▶ **Brief**: Identify all lines of the data containing the string "this" and copy them.
((
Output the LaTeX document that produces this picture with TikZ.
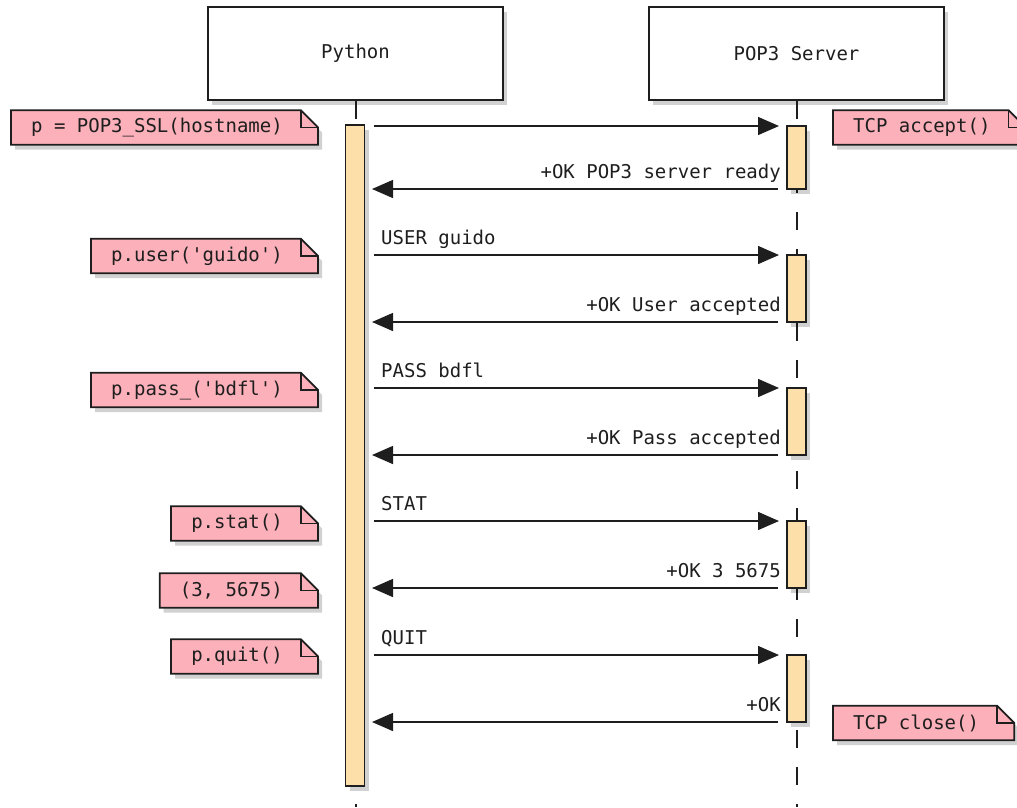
\documentclass[tikz,border=0pt]{standalone}
\usepackage{fontspec}
\setmonofont{DejaVu Sans Mono}
\usetikzlibrary{arrows.meta,shadows,backgrounds}
\definecolor{notepink}{HTML}{FBB0BA}
\definecolor{barfill}{HTML}{FDE0A9}
\definecolor{ink}{HTML}{1E1E1E}
\tikzset{
  every node/.style={font=\ttfamily\fontsize{19}{22}\selectfont, text=ink},
  softshadow/.style={drop shadow={shadow xshift=4pt, shadow yshift=-5pt, opacity=.18, fill=black}},
  participant/.style={draw=ink, line width=1.8pt, fill=white, minimum width=295pt, minimum height=93pt, inner sep=0pt, softshadow},
  actbar/.style={draw=ink, line width=1.8pt, fill=barfill, softshadow},
  msg/.style={line width=1.5pt, draw=ink, -{Triangle[length=21pt,width=18pt]}},
  lifeline/.style={line width=2pt, draw=ink, dash pattern=on 18pt off 19pt},
  notetext/.style={inner xsep=0pt, inner ysep=0pt, minimum height=34pt},
  notebg/.style={fill=notepink, draw=ink, line width=1.8pt, line join=miter, softshadow},
  fold/.style={draw=ink, line width=1.5pt},
  msglabel/.style={inner sep=0pt}
}
\newcommand\notefold[1]{%
  \begin{scope}[on background layer]
    \path[notebg] (#1.north west) -- ([xshift=-17pt]#1.north east) -- ([yshift=-17pt]#1.north east) -- (#1.south east) -- (#1.south west) -- cycle;
    \draw[fold] ([xshift=-17pt]#1.north east) -- ([xshift=-17pt,yshift=-17pt]#1.north east) -- ([yshift=-17pt]#1.north east);
  \end{scope}}
\newcommand\notetxt[1]{\kern20pt #1\kern35pt}
\begin{document}
\begin{tikzpicture}[x=1pt, y=-1pt]
\useasboundingbox (0,0) rectangle (1017,807);
\clip (0,0) rectangle (1017,807);

% participants
\node[participant] (py) at (355.5,53.5) {Python};
\node[participant] (srv) at (796.5,53.5) {POP3 Server};

% lifelines
\coordinate (pyEnd) at (355.5,807);
\coordinate (srvEnd) at (796.5,807);
\draw[lifeline] (py.south) -- (pyEnd);
\draw[lifeline] (srv.south) -- (srvEnd);

% activation bars
\path[actbar] (345.5,125) rectangle (364.5,786);
\foreach \t/\b in {126/189, 255/322, 388/455, 521/588, 655/722}{
  \path[actbar] (787,\t) rectangle (806,\b);
}

% messages
\foreach \i/\y in {1/126, 2/255, 3/388, 4/521, 5/655}{
  \coordinate (pf\i) at (374,\y);
  \coordinate (sf\i) at (779,\y);
  \draw[msg] (pf\i) -- (sf\i);
}
\foreach \i/\y in {1/189, 2/322, 3/455, 4/588, 5/722}{
  \coordinate (sr\i) at (778,\y);
  \coordinate (pr\i) at (372,\y);
  \draw[msg] (sr\i) -- (pr\i);
}

% message labels
\node[msglabel, anchor=base east] (l1) at (781,178) {+OK POP3 server ready};
\node[msglabel, anchor=base west] (l2) at (381,244) {USER guido};
\node[msglabel, anchor=base east] (l3) at (781,311) {+OK User accepted};
\node[msglabel, anchor=base west] (l4) at (381,377) {PASS bdfl};
\node[msglabel, anchor=base east] (l5) at (781,444) {+OK Pass accepted};
\node[msglabel, anchor=base west] (l6) at (381,510) {STAT};
\node[msglabel, anchor=base east] (l7) at (781,577) {+OK 3 5675};
\node[msglabel, anchor=base west] (l8) at (381,644) {QUIT};
\node[msglabel, anchor=base east] (l9) at (781,711) {+OK};

% notes
\node[notetext, anchor=east] (n1) at (318,127.5) {\notetxt{p = POP3\_SSL(hostname)}};
\notefold{n1}
\node[notetext, anchor=west] (n2) at (833,127.5) {\notetxt{TCP accept()}};
\notefold{n2}
\node[notetext, anchor=east] (n3) at (318,256) {\notetxt{p.user('guido')}};
\notefold{n3}
\node[notetext, anchor=east] (n4) at (318,390) {\notetxt{p.pass\_('bdfl')}};
\notefold{n4}
\node[notetext, anchor=east] (n5) at (318,523.5) {\notetxt{p.stat()}};
\notefold{n5}
\node[notetext, anchor=east] (n6) at (318,590.5) {\notetxt{(3, 5675)}};
\notefold{n6}
\node[notetext, anchor=east] (n7) at (318,656.5) {\notetxt{p.quit()}};
\notefold{n7}
\node[notetext, anchor=west] (n8) at (833,723) {\notetxt{TCP close()}};
\notefold{n8}
\end{tikzpicture}
\end{document}
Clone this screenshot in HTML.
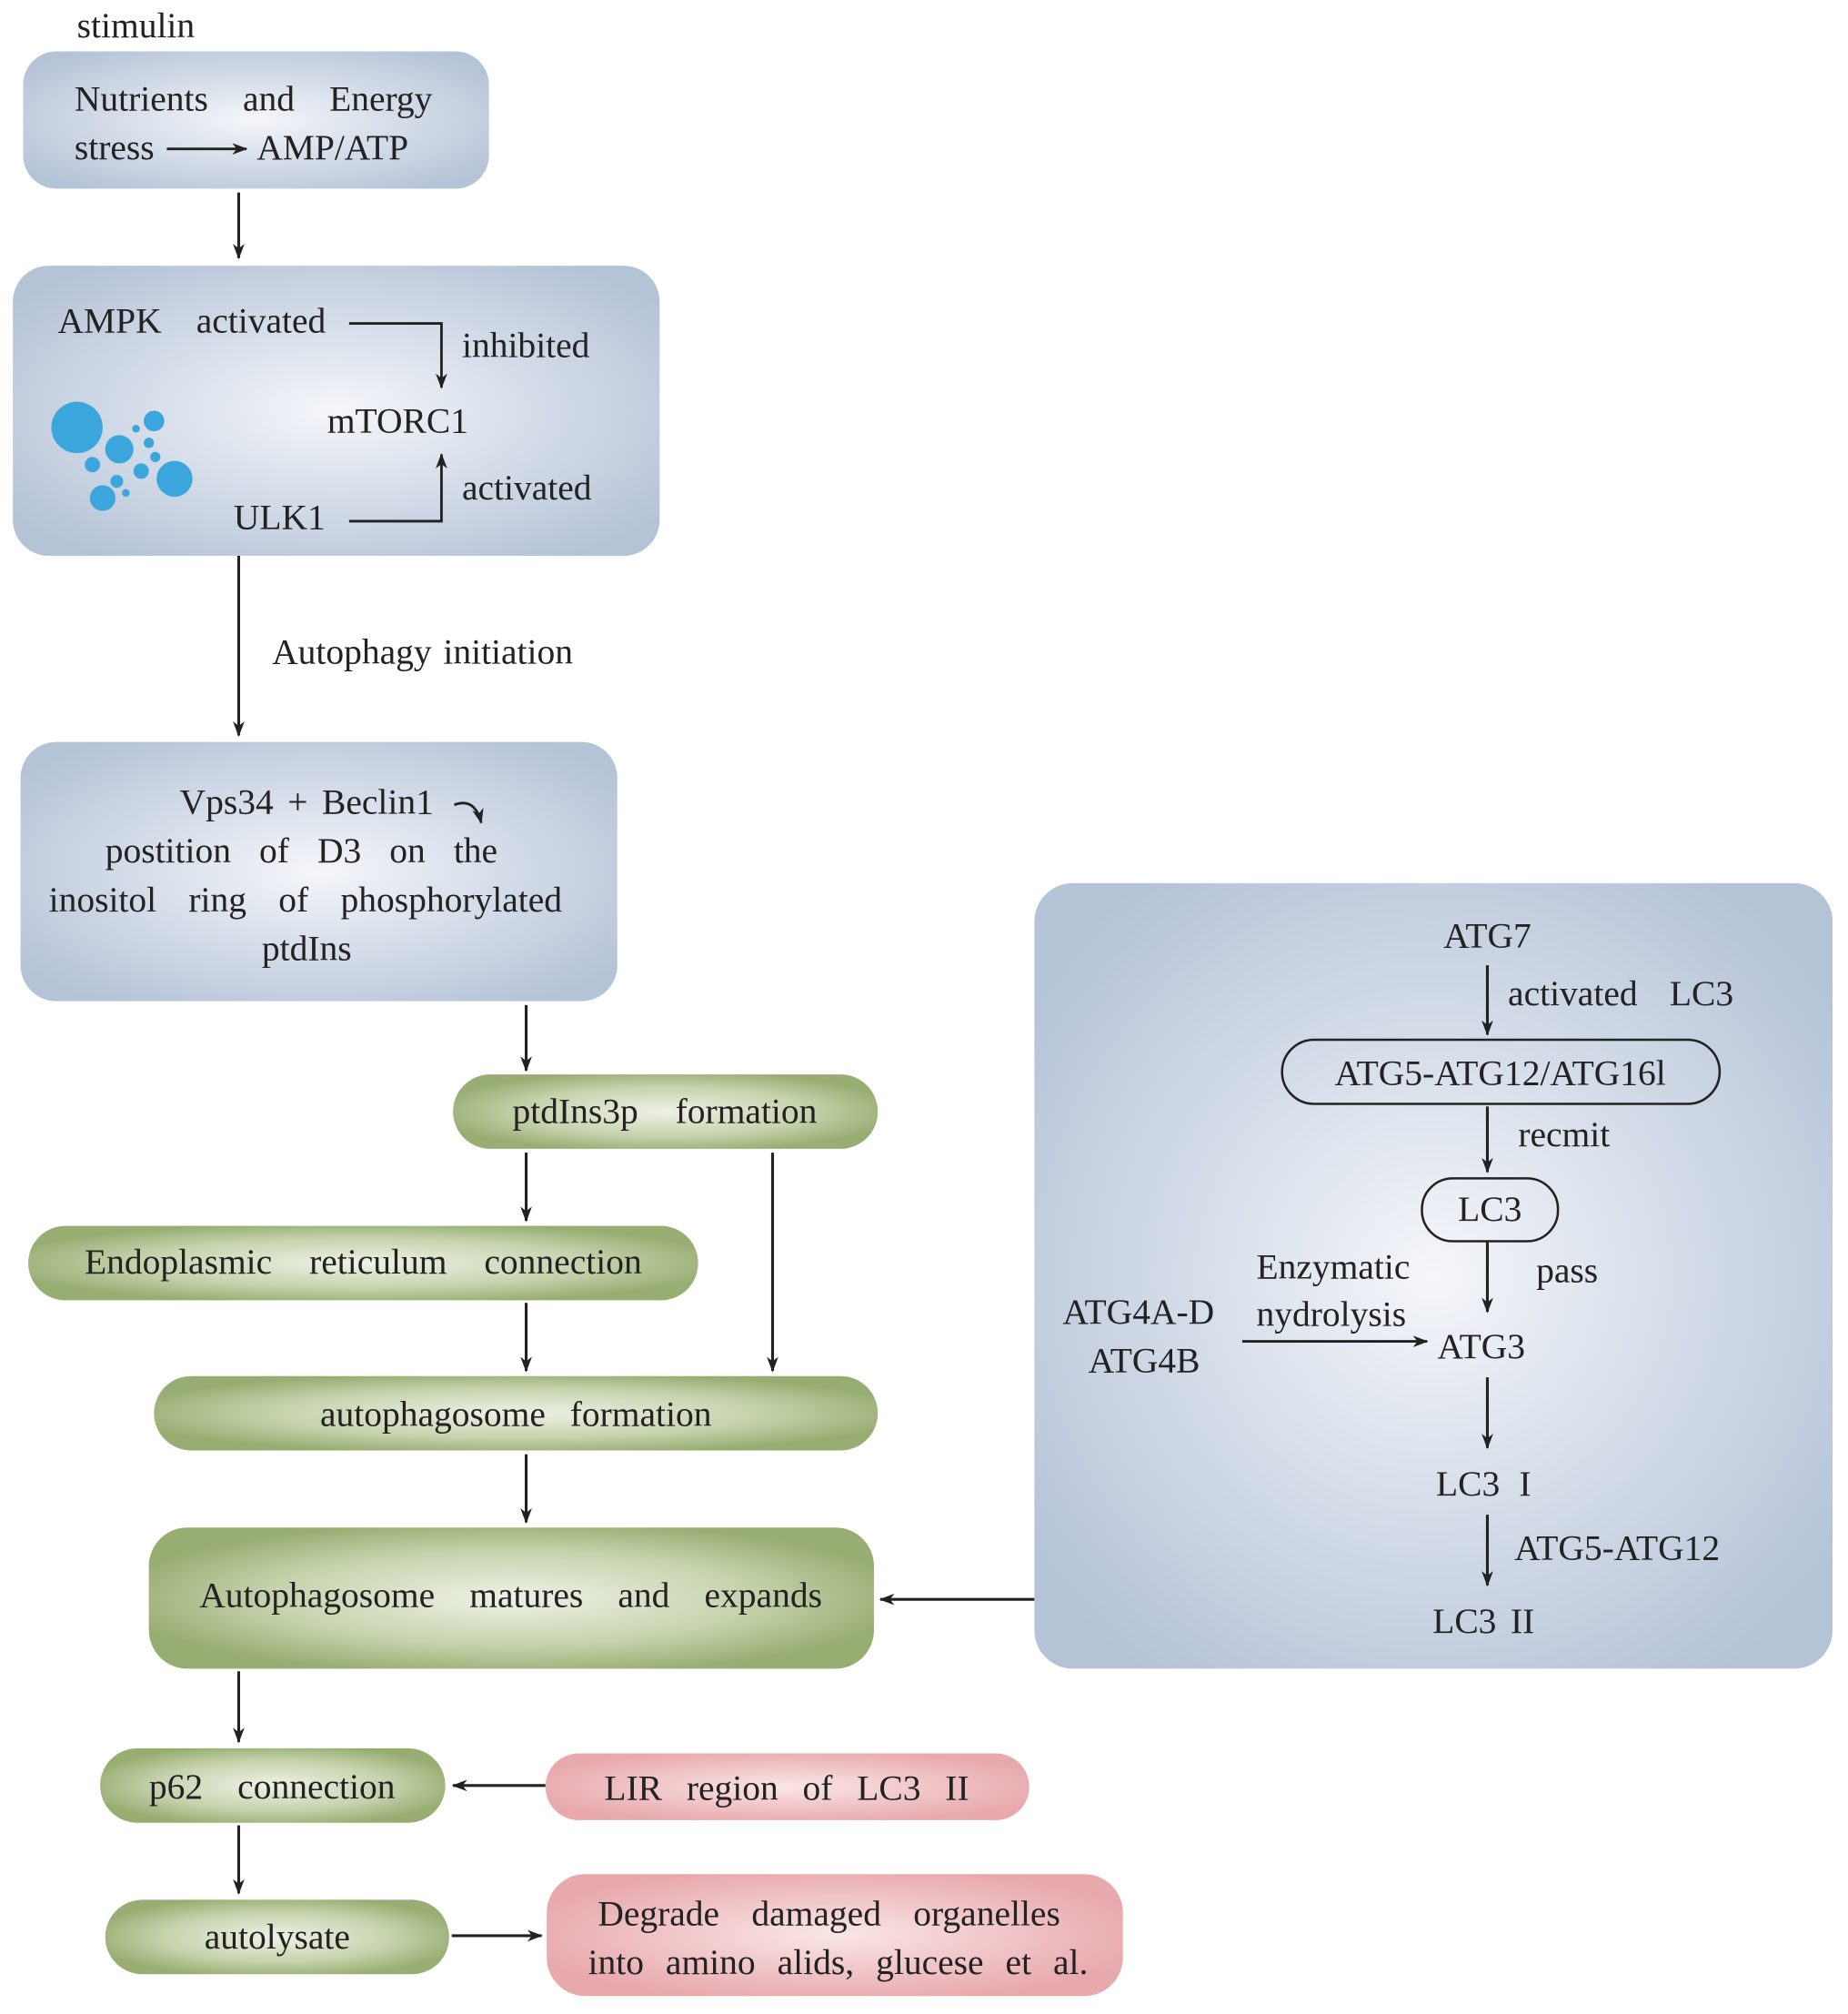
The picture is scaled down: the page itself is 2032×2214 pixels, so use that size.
<!DOCTYPE html>
<html><head><meta charset="utf-8"><style>
html,body{margin:0;padding:0;background:#fff}
svg{display:block}
text{font-family:"Liberation Serif",serif;font-size:28px;fill:#222}
</style></head><body>
<svg width="2032" height="2214" viewBox="0 0 1440 1569" preserveAspectRatio="none" xmlns="http://www.w3.org/2000/svg">
<defs>
<radialGradient id="bl" cx="50%" cy="50%" r="62%"><stop offset="0" stop-color="#f4f6fa"/><stop offset="1" stop-color="#b5c3d7"/></radialGradient>
<radialGradient id="gr" cx="50%" cy="50%" r="55%"><stop offset="0" stop-color="#eef2e6"/><stop offset="0.6" stop-color="#c6d3ad"/><stop offset="1" stop-color="#98ad72"/></radialGradient>
<radialGradient id="pk" cx="50%" cy="50%" r="55%"><stop offset="0" stop-color="#fae6e6"/><stop offset="1" stop-color="#e8a9ad"/></radialGradient>
<marker id="a" markerWidth="12" markerHeight="12" refX="11" refY="6" orient="auto" markerUnits="userSpaceOnUse"><path d="M0,1.5 L12,6 L0,10.5 L3.5,6 Z" fill="#222"/></marker>
</defs>
<text x="60" y="29">stimulin</text>
<rect x="18" y="40" width="363" height="107" rx="26" fill="url(#bl)"/>
<text x="58" y="86" style="word-spacing:20px">Nutrients and Energy</text>
<text x="58" y="124">stress</text>
<text x="200" y="124">AMP/ATP</text>
<line x1="130" y1="116" x2="192" y2="116" stroke="#222" stroke-width="2" marker-end="url(#a)"/>
<line x1="186" y1="150" x2="186" y2="201" stroke="#222" stroke-width="2.2" marker-end="url(#a)"/>

<rect x="10" y="207" width="504" height="226" rx="28" fill="url(#bl)"/>
<text x="45" y="259" style="word-spacing:20px">AMPK activated</text>
<text x="360" y="278">inhibited</text>
<text x="255" y="337">mTORC1</text>
<text x="182" y="412">ULK1</text>
<text x="360" y="389">activated</text>
<path d="M272,252 H344 V302" stroke="#222" stroke-width="2" fill="none" marker-end="url(#a)"/>
<path d="M272,406 H344 V354" stroke="#222" stroke-width="2" fill="none" marker-end="url(#a)"/>
<g fill="#3aa6dc">
<circle cx="60" cy="333" r="20"/><circle cx="93" cy="350" r="11"/><circle cx="120" cy="328" r="8"/><circle cx="136" cy="373" r="14"/><circle cx="80" cy="388" r="10"/><circle cx="72" cy="362" r="6"/><circle cx="110" cy="367" r="6"/><circle cx="91" cy="375" r="5"/><circle cx="116" cy="345" r="4"/><circle cx="121" cy="356" r="4"/><circle cx="98" cy="384" r="3"/><circle cx="106" cy="334" r="3"/>
</g>
<line x1="186" y1="433" x2="186" y2="573" stroke="#222" stroke-width="2.2" marker-end="url(#a)"/>
<text x="212" y="517" style="word-spacing:2px">Autophagy initiation</text>

<rect x="16" y="578" width="465" height="202" rx="28" fill="url(#bl)"/>
<text x="140" y="634" style="word-spacing:4px">Vps34 + Beclin1</text>
<path d="M354,627 Q370,621 375,641" stroke="#222" stroke-width="2" fill="none" marker-end="url(#a)"/>
<text x="82" y="672" style="word-spacing:15px">postition of D3 on the</text>
<text x="38" y="710" style="word-spacing:18px">inositol ring of phosphorylated</text>
<text x="204" y="748">ptdIns</text>

<line x1="410" y1="783" x2="410" y2="834" stroke="#222" stroke-width="2.2" marker-end="url(#a)"/>
<rect x="353" y="837" width="331" height="58" rx="29" fill="url(#gr)"/>
<text x="518" y="875" text-anchor="middle" style="word-spacing:22px">ptdIns3p formation</text>
<line x1="410" y1="898" x2="410" y2="951" stroke="#222" stroke-width="2.2" marker-end="url(#a)"/>
<line x1="602" y1="898" x2="602" y2="1068" stroke="#222" stroke-width="2.2" marker-end="url(#a)"/>
<rect x="22" y="955" width="522" height="58" rx="29" fill="url(#gr)"/>
<text x="283" y="992" text-anchor="middle" style="word-spacing:22px">Endoplasmic reticulum connection</text>
<line x1="410" y1="1015" x2="410" y2="1068" stroke="#222" stroke-width="2.2" marker-end="url(#a)"/>
<rect x="120" y="1072" width="564" height="58" rx="29" fill="url(#gr)"/>
<text x="402" y="1111" text-anchor="middle" style="word-spacing:12px">autophagosome formation</text>
<line x1="410" y1="1133" x2="410" y2="1186" stroke="#222" stroke-width="2.2" marker-end="url(#a)"/>
<rect x="116" y="1190" width="565" height="110" rx="30" fill="url(#gr)"/>
<text x="398" y="1252" text-anchor="middle" style="word-spacing:20px">Autophagosome matures and expands</text>
<line x1="806" y1="1246" x2="686" y2="1246" stroke="#222" stroke-width="2.2" marker-end="url(#a)"/>

<rect x="806" y="688" width="622" height="612" rx="30" fill="url(#bl)"/>
<text x="1159" y="738" text-anchor="middle">ATG7</text>
<line x1="1159" y1="752" x2="1159" y2="806" stroke="#222" stroke-width="2.2" marker-end="url(#a)"/>
<text x="1175" y="783" style="word-spacing:18px">activated LC3</text>
<rect x="999" y="810" width="341" height="50" rx="25" fill="none" stroke="#222" stroke-width="1.8"/>
<text x="1169" y="845" text-anchor="middle">ATG5-ATG12/ATG16l</text>
<line x1="1159" y1="862" x2="1159" y2="913" stroke="#222" stroke-width="2.2" marker-end="url(#a)"/>
<text x="1183" y="893">recmit</text>
<rect x="1108" y="918" width="106" height="49" rx="24" fill="none" stroke="#222" stroke-width="1.8"/>
<text x="1161" y="951" text-anchor="middle">LC3</text>
<line x1="1159" y1="967" x2="1159" y2="1022" stroke="#222" stroke-width="2.2" marker-end="url(#a)"/>
<text x="1197" y="999">pass</text>
<text x="979" y="996">Enzymatic</text>
<text x="979" y="1033">nydrolysis</text>
<text x="828" y="1031">ATG4A-D</text>
<text x="848" y="1069">ATG4B</text>
<line x1="968" y1="1045" x2="1112" y2="1045" stroke="#222" stroke-width="2" marker-end="url(#a)"/>
<text x="1120" y="1058">ATG3</text>
<line x1="1159" y1="1073" x2="1159" y2="1128" stroke="#222" stroke-width="2.2" marker-end="url(#a)"/>
<text x="1156" y="1165" text-anchor="middle" style="word-spacing:8px">LC3 I</text>
<line x1="1159" y1="1180" x2="1159" y2="1235" stroke="#222" stroke-width="2.2" marker-end="url(#a)"/>
<text x="1180" y="1215">ATG5-ATG12</text>
<text x="1156" y="1272" text-anchor="middle" style="word-spacing:4px">LC3 II</text>

<line x1="186" y1="1302" x2="186" y2="1357" stroke="#222" stroke-width="2.2" marker-end="url(#a)"/>
<rect x="78" y="1362" width="269" height="58" rx="29" fill="url(#gr)"/>
<text x="212" y="1401" text-anchor="middle" style="word-spacing:20px">p62 connection</text>
<rect x="425" y="1366" width="377" height="52" rx="26" fill="url(#pk)"/>
<text x="613" y="1402" text-anchor="middle" style="word-spacing:12px">LIR region of LC3 II</text>
<line x1="425" y1="1391" x2="353" y2="1391" stroke="#222" stroke-width="2.2" marker-end="url(#a)"/>
<line x1="186" y1="1422" x2="186" y2="1475" stroke="#222" stroke-width="2.2" marker-end="url(#a)"/>
<rect x="82" y="1480" width="268" height="58" rx="29" fill="url(#gr)"/>
<text x="216" y="1518" text-anchor="middle">autolysate</text>
<line x1="352" y1="1508" x2="422" y2="1508" stroke="#222" stroke-width="2.2" marker-end="url(#a)"/>
<rect x="426" y="1460" width="449" height="95" rx="30" fill="url(#pk)"/>
<text x="646" y="1500" text-anchor="middle" style="word-spacing:18px">Degrade damaged organelles</text>
<text x="653" y="1538" text-anchor="middle" style="word-spacing:10px">into amino alids, glucese et al.</text>
</svg>
</body></html>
))
▶ **Written solution**:
Output the LaTeX document that produces this picture with TikZ.
Clone this screenshot in HTML.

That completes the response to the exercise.